### WRITTEN PROBLEM
Retype the material below. Keep every word exactly as it is.

### GIVEN INFORMATION
==================================================

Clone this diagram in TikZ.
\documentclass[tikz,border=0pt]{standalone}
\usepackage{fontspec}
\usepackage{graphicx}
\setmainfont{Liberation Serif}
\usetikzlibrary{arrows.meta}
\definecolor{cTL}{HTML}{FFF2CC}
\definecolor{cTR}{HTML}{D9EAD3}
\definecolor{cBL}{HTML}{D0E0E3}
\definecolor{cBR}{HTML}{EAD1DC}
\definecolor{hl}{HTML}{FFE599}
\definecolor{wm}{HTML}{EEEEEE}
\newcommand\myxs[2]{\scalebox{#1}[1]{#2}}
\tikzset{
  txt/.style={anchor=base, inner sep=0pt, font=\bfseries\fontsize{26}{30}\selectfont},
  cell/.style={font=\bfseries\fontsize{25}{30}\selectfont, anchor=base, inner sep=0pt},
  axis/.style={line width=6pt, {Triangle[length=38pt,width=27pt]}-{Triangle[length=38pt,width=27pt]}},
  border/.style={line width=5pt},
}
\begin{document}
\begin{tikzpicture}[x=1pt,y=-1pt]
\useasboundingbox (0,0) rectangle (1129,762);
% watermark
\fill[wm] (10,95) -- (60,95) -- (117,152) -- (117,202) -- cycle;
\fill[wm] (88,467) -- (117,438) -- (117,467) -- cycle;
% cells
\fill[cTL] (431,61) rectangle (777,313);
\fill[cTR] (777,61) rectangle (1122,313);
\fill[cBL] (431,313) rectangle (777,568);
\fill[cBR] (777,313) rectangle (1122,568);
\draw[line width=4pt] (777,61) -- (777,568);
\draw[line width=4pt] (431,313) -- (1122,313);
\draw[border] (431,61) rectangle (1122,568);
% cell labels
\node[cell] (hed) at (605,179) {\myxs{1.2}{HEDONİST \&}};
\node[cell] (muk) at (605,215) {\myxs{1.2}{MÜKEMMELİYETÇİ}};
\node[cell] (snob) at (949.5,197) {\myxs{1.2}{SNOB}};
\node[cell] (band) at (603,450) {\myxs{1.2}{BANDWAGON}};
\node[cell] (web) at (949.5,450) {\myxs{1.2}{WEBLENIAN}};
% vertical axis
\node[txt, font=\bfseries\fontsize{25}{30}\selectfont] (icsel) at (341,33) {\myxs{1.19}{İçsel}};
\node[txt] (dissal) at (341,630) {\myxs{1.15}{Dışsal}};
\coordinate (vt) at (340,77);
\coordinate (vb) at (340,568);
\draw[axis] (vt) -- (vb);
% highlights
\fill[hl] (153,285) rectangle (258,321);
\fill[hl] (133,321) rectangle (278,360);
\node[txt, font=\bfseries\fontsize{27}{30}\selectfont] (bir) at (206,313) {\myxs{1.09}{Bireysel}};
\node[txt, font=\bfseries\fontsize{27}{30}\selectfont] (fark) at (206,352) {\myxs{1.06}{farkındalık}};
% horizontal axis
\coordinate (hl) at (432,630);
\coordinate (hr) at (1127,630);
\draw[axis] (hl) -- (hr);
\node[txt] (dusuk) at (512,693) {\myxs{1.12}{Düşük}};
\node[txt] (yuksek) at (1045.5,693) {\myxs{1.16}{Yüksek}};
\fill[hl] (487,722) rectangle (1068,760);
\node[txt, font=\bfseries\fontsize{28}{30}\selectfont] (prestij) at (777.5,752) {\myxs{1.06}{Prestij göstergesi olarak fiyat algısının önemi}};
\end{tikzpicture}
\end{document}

==================================================

### EXERCISE RESULT
Clone this diagram in TikZ.
\documentclass[tikz,border=0pt]{standalone}
\usepackage{fontspec}
\usepackage{graphicx}
\setmainfont{Liberation Serif}
\usetikzlibrary{arrows.meta}
\definecolor{cTL}{HTML}{FFF2CC}
\definecolor{cTR}{HTML}{D9EAD3}
\definecolor{cBL}{HTML}{D0E0E3}
\definecolor{cBR}{HTML}{EAD1DC}
\definecolor{hl}{HTML}{FFE599}
\definecolor{wm}{HTML}{EEEEEE}
\newcommand\myxs[2]{\scalebox{#1}[1]{#2}}
\tikzset{
  txt/.style={anchor=base, inner sep=0pt, font=\bfseries\fontsize{26}{30}\selectfont},
  cell/.style={font=\bfseries\fontsize{25}{30}\selectfont, anchor=base, inner sep=0pt},
  axis/.style={line width=6pt, {Triangle[length=38pt,width=27pt]}-{Triangle[length=38pt,width=27pt]}},
  border/.style={line width=5pt},
}
\begin{document}
\begin{tikzpicture}[x=1pt,y=-1pt]
\useasboundingbox (0,0) rectangle (1129,762);
% watermark
\fill[wm] (10,95) -- (60,95) -- (117,152) -- (117,202) -- cycle;
\fill[wm] (88,467) -- (117,438) -- (117,467) -- cycle;
% cells
\fill[cTL] (431,61) rectangle (777,313);
\fill[cTR] (777,61) rectangle (1122,313);
\fill[cBL] (431,313) rectangle (777,568);
\fill[cBR] (777,313) rectangle (1122,568);
\draw[line width=4pt] (777,61) -- (777,568);
\draw[line width=4pt] (431,313) -- (1122,313);
\draw[border] (431,61) rectangle (1122,568);
% cell labels
\node[cell] (hed) at (605,179) {\myxs{1.2}{HEDONİST \&}};
\node[cell] (muk) at (605,215) {\myxs{1.2}{MÜKEMMELİYETÇİ}};
\node[cell] (snob) at (949.5,197) {\myxs{1.2}{SNOB}};
\node[cell] (band) at (603,450) {\myxs{1.2}{BANDWAGON}};
\node[cell] (web) at (949.5,450) {\myxs{1.2}{WEBLENIAN}};
% vertical axis
\node[txt, font=\bfseries\fontsize{25}{30}\selectfont] (icsel) at (341,33) {\myxs{1.19}{İçsel}};
\node[txt] (dissal) at (341,630) {\myxs{1.15}{Dışsal}};
\coordinate (vt) at (340,77);
\coordinate (vb) at (340,568);
\draw[axis] (vt) -- (vb);
% highlights
\fill[hl] (153,285) rectangle (258,321);
\fill[hl] (133,321) rectangle (278,360);
\node[txt, font=\bfseries\fontsize{27}{30}\selectfont] (bir) at (206,313) {\myxs{1.09}{Bireysel}};
\node[txt, font=\bfseries\fontsize{27}{30}\selectfont] (fark) at (206,352) {\myxs{1.06}{farkındalık}};
% horizontal axis
\coordinate (hl) at (432,630);
\coordinate (hr) at (1127,630);
\draw[axis] (hl) -- (hr);
\node[txt] (dusuk) at (512,693) {\myxs{1.12}{Düşük}};
\node[txt] (yuksek) at (1045.5,693) {\myxs{1.16}{Yüksek}};
\fill[hl] (487,722) rectangle (1068,760);
\node[txt, font=\bfseries\fontsize{28}{30}\selectfont] (prestij) at (777.5,752) {\myxs{1.06}{Prestij göstergesi olarak fiyat algısının önemi}};
\end{tikzpicture}
\end{document}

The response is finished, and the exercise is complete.